Brief:
Copy all lines holding the word "this" from the entries.

__________

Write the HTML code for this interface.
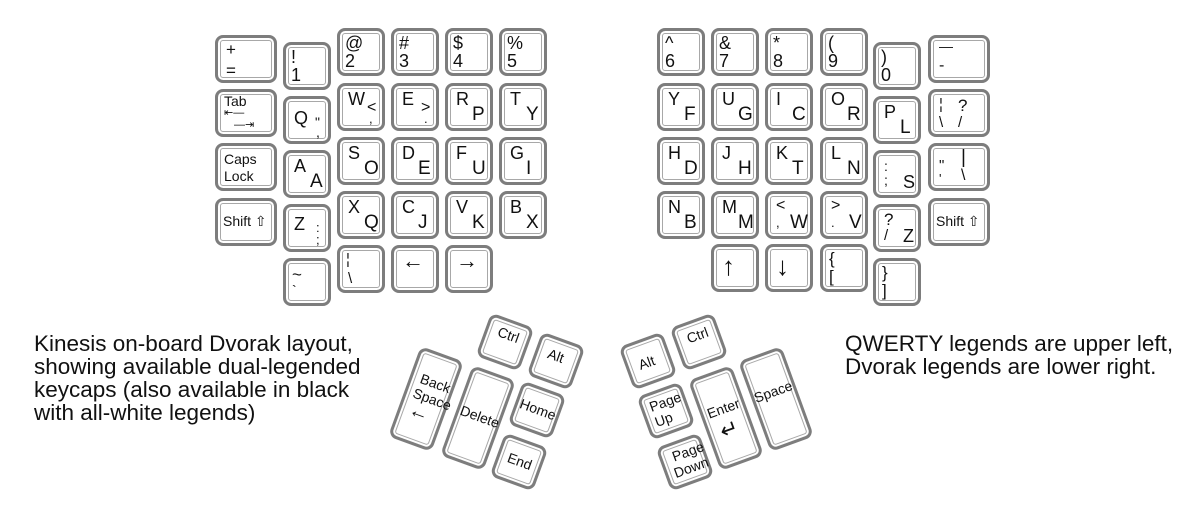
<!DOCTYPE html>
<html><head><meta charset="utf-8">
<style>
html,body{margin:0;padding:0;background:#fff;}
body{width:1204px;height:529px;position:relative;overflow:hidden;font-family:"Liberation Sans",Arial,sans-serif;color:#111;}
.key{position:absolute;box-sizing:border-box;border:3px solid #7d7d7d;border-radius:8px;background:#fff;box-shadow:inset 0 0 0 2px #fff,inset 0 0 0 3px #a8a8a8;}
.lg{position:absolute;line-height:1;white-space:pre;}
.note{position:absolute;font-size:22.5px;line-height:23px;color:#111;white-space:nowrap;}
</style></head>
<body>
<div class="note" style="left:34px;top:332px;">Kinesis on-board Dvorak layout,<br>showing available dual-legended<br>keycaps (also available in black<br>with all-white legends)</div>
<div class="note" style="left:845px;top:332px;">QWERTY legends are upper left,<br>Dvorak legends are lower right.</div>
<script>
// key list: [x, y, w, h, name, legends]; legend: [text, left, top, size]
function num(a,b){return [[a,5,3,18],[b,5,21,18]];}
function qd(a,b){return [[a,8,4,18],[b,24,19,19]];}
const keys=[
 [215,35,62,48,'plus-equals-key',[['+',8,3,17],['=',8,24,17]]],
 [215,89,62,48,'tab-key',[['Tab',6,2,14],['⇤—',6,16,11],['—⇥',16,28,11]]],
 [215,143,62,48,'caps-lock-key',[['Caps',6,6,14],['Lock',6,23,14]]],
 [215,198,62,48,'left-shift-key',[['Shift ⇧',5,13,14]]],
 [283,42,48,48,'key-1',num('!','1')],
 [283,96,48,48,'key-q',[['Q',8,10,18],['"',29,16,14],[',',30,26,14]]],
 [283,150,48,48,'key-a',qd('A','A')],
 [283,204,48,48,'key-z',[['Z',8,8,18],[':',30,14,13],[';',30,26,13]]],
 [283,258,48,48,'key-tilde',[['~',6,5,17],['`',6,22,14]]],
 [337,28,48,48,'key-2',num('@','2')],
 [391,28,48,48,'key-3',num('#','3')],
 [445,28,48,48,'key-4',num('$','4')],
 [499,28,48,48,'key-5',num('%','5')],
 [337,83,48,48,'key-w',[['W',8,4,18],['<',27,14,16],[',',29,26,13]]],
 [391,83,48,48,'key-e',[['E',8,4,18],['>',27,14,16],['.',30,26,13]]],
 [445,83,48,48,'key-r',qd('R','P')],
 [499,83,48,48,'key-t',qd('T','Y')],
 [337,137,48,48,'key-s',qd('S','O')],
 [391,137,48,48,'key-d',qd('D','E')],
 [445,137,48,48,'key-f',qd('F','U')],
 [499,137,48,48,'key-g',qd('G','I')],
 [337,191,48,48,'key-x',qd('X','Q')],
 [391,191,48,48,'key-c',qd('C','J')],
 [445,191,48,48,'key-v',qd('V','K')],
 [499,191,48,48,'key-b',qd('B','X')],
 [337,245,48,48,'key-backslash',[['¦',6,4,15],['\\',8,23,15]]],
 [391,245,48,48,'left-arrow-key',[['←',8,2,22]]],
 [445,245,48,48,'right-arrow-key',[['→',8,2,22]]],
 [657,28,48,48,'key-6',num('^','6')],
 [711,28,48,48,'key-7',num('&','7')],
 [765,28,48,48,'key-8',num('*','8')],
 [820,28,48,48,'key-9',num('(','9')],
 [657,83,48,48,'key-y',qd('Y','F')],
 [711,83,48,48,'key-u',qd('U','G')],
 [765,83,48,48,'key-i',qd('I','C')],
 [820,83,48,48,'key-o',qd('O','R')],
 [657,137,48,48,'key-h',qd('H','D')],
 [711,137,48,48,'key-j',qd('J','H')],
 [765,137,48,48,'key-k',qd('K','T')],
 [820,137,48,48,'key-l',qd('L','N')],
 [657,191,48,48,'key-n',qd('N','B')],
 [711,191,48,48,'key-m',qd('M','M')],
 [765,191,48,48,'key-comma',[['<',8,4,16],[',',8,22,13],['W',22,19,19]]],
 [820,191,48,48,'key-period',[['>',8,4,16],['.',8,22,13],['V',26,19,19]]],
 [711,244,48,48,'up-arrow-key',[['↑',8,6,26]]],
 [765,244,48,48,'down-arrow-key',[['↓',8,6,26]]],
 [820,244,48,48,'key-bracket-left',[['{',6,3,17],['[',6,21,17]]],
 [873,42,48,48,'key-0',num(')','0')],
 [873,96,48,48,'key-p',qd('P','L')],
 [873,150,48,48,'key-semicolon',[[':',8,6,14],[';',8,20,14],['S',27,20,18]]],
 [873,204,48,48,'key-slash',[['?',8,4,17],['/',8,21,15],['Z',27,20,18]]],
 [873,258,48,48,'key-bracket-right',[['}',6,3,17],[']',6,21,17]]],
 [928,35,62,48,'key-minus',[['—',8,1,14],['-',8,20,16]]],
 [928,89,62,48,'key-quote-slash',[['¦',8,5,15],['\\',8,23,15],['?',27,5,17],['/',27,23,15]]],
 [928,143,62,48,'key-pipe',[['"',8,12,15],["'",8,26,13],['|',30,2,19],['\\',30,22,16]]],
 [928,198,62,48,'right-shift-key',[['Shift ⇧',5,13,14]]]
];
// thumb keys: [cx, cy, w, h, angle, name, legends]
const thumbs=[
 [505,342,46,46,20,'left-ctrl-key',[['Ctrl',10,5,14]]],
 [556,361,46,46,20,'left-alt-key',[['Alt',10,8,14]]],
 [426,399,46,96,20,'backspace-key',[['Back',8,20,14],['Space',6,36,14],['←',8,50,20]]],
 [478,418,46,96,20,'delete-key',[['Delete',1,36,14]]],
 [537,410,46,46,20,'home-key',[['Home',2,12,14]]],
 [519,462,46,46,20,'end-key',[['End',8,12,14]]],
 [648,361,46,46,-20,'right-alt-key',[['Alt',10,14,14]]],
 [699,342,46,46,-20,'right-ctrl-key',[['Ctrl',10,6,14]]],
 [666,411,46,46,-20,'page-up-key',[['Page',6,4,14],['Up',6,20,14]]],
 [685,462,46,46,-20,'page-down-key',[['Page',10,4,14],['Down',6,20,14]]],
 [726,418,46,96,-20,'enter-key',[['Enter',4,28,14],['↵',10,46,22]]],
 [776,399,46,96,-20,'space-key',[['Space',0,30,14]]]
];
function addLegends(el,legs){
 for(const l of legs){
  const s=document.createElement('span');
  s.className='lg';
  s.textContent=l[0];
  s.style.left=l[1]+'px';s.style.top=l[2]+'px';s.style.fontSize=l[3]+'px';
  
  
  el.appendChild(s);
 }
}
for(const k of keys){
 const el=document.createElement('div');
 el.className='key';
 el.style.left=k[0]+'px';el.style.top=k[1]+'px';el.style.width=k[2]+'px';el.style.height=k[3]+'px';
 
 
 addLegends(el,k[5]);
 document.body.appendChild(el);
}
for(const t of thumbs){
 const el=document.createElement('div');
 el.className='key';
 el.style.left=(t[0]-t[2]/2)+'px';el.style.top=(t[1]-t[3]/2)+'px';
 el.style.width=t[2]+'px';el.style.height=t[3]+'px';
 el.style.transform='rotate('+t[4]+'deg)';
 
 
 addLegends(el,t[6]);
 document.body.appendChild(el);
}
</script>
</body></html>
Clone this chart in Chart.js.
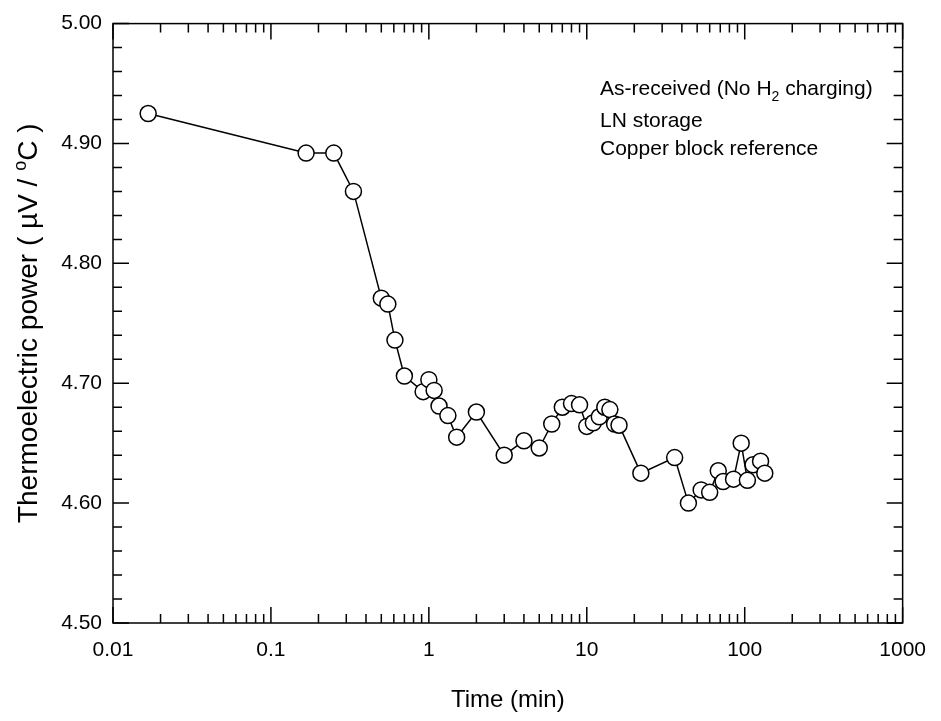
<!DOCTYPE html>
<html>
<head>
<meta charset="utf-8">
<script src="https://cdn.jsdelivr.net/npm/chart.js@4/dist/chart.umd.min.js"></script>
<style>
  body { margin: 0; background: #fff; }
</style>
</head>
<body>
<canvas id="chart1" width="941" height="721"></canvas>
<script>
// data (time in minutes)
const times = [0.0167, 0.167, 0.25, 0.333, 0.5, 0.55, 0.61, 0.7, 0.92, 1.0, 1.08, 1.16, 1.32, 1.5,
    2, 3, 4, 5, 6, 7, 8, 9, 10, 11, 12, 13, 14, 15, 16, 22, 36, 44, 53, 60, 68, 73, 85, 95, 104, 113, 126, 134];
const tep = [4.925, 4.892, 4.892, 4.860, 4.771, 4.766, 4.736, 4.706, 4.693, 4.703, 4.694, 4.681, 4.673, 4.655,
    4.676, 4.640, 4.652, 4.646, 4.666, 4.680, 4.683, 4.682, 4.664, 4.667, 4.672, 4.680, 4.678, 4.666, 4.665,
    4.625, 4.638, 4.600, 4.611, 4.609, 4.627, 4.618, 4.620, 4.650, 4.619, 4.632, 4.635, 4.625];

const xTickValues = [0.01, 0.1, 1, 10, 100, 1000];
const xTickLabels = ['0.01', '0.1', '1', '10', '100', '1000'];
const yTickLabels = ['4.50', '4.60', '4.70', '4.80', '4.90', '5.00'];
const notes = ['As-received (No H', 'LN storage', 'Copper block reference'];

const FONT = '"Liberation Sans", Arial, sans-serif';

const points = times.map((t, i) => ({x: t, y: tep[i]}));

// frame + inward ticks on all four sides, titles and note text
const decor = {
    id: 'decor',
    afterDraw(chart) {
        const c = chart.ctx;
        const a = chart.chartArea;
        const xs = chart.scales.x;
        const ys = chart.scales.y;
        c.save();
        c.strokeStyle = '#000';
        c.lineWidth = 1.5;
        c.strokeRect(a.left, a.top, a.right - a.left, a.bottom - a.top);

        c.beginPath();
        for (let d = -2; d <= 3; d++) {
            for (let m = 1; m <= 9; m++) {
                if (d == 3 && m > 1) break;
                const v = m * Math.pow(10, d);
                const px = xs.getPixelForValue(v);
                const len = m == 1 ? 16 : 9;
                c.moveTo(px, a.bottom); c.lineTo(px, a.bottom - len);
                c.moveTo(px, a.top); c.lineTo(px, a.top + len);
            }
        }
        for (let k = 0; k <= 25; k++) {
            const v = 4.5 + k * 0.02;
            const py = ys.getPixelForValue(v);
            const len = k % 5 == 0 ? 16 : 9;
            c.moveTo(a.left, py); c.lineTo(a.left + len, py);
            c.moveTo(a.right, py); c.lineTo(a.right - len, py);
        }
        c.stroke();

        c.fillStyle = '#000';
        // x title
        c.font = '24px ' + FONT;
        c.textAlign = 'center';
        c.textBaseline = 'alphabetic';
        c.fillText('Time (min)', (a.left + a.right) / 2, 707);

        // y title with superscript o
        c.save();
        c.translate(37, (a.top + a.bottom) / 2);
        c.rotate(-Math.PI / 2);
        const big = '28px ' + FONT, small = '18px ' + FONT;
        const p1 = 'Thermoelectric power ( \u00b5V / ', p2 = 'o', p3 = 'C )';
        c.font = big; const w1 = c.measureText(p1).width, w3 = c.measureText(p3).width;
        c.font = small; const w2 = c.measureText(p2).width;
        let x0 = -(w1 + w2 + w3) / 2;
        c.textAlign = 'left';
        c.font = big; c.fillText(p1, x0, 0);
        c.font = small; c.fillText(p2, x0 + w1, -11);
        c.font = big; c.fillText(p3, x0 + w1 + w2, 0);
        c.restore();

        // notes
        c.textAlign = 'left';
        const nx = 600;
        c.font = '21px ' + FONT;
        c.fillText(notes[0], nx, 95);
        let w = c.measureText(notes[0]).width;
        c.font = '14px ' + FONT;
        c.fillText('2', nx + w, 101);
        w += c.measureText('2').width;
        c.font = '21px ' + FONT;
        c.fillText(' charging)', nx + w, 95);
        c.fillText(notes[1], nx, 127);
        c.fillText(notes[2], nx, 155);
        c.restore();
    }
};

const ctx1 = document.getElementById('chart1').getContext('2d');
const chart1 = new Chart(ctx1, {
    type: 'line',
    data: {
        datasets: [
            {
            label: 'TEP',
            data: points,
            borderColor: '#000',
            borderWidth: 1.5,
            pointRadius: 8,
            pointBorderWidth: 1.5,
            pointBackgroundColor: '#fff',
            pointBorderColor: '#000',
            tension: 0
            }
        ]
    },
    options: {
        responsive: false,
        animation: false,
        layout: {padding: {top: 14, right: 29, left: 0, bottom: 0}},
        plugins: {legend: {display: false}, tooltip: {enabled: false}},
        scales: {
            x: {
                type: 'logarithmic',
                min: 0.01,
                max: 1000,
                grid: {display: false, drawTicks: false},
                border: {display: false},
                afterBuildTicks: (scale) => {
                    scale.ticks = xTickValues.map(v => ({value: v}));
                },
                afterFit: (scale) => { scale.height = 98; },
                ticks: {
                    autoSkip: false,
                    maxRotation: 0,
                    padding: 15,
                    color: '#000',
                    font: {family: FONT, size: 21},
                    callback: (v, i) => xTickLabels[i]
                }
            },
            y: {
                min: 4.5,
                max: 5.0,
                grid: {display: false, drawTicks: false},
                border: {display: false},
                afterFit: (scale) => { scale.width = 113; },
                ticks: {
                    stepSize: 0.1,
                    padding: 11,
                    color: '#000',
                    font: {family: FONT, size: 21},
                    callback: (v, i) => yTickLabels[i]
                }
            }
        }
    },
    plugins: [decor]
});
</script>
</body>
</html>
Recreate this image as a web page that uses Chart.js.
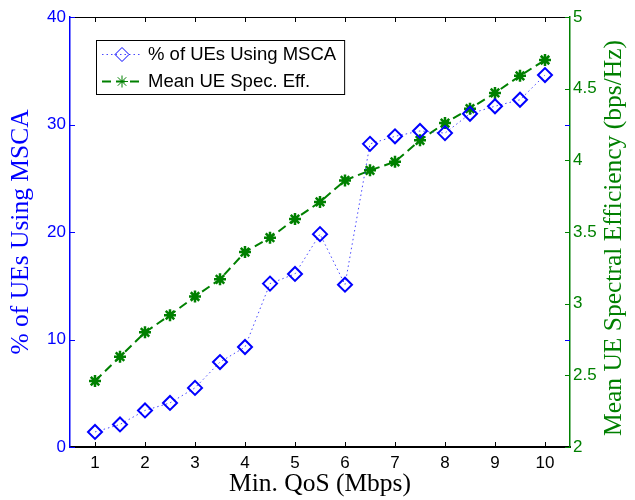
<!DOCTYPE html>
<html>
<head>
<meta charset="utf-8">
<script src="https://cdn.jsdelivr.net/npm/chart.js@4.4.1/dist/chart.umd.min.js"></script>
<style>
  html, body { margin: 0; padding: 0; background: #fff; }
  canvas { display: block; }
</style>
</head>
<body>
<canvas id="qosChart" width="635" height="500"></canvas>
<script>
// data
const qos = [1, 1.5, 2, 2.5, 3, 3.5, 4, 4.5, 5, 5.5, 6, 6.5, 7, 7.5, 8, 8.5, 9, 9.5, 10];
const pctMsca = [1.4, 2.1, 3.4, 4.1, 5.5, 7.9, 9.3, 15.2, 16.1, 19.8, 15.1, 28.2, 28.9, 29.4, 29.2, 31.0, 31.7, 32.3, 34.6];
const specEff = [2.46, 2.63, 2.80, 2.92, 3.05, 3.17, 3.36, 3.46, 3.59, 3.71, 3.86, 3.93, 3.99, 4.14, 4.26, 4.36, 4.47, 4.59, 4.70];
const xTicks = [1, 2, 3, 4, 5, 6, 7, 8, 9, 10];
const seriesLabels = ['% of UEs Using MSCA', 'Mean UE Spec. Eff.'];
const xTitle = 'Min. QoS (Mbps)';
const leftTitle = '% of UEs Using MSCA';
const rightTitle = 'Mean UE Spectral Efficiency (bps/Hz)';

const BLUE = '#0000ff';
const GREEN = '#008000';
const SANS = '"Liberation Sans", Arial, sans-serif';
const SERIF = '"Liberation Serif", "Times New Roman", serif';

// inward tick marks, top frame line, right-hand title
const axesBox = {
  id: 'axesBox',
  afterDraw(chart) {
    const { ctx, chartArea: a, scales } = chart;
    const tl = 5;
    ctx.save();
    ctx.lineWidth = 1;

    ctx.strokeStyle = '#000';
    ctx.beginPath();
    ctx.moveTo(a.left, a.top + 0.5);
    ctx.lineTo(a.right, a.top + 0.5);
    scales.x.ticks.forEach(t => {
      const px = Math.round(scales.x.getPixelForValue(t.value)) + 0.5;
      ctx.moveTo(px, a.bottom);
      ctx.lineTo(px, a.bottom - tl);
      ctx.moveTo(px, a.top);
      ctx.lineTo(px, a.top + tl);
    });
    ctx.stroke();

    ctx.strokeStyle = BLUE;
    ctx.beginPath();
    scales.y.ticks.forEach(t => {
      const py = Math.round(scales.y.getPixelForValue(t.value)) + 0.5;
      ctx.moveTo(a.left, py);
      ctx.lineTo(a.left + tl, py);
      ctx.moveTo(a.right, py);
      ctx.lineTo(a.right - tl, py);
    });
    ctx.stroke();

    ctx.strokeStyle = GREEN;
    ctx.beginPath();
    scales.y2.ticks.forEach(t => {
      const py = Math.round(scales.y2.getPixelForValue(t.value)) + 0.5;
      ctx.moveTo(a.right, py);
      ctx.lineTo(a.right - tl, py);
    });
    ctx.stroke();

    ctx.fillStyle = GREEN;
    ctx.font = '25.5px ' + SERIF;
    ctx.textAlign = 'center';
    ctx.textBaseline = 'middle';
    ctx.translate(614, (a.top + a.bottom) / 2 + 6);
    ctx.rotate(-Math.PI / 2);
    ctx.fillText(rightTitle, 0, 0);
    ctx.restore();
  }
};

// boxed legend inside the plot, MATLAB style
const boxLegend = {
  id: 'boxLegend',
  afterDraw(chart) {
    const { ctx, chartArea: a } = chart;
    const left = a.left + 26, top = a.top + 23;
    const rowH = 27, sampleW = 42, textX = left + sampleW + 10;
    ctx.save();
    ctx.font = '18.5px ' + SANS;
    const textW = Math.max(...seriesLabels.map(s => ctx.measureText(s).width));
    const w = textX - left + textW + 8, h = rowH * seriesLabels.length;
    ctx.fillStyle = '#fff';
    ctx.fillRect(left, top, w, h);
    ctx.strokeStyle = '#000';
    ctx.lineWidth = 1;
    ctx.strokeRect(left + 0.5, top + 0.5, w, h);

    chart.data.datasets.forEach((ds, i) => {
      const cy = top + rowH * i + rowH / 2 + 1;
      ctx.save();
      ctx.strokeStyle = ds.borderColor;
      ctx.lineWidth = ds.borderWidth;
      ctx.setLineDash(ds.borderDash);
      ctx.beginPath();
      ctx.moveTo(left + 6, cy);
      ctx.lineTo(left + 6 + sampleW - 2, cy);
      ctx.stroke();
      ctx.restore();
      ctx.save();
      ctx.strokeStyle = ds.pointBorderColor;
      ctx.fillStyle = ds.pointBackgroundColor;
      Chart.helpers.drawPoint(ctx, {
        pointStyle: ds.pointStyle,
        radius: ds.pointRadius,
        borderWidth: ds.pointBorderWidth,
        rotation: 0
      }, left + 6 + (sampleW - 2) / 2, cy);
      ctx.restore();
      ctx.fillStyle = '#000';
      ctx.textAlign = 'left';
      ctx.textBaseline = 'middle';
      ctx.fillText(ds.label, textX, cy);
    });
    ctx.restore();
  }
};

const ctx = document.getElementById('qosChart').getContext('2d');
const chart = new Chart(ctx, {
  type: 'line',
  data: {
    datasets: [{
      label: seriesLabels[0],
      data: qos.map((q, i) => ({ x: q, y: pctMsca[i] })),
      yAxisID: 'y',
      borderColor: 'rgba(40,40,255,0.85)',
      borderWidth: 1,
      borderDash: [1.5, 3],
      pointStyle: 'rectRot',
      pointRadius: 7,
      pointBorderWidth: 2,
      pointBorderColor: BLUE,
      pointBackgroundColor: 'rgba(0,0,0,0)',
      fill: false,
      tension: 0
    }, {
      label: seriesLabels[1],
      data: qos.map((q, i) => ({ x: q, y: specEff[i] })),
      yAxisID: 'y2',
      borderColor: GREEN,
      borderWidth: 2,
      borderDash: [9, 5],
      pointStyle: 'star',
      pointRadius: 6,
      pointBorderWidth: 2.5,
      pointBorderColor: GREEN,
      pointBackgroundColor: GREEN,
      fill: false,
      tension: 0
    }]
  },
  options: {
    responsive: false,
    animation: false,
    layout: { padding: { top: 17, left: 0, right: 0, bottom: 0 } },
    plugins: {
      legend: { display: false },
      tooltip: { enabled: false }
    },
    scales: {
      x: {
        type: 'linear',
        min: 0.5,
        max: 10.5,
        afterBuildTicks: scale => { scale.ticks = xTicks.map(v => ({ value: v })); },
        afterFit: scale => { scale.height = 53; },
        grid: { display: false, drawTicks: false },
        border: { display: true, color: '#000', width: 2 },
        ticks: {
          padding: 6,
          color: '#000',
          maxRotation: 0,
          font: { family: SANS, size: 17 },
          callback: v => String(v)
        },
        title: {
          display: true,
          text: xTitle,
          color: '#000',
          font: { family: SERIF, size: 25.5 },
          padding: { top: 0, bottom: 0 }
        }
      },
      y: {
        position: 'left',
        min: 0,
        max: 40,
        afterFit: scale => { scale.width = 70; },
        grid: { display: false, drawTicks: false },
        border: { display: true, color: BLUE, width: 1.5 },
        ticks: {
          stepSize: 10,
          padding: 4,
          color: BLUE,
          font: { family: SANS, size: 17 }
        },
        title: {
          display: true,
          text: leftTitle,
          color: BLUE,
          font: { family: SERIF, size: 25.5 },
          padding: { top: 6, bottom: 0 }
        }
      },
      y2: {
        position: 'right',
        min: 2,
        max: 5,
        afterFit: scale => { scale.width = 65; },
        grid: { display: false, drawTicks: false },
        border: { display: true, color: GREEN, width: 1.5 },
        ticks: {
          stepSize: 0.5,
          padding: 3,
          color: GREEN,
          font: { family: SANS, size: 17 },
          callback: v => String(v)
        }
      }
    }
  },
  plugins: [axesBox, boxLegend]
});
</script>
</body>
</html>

__________

Response:
Write the HTML code for this interface.
Clone this chart in Chart.js.
Recreate this image as a web page that uses Chart.js.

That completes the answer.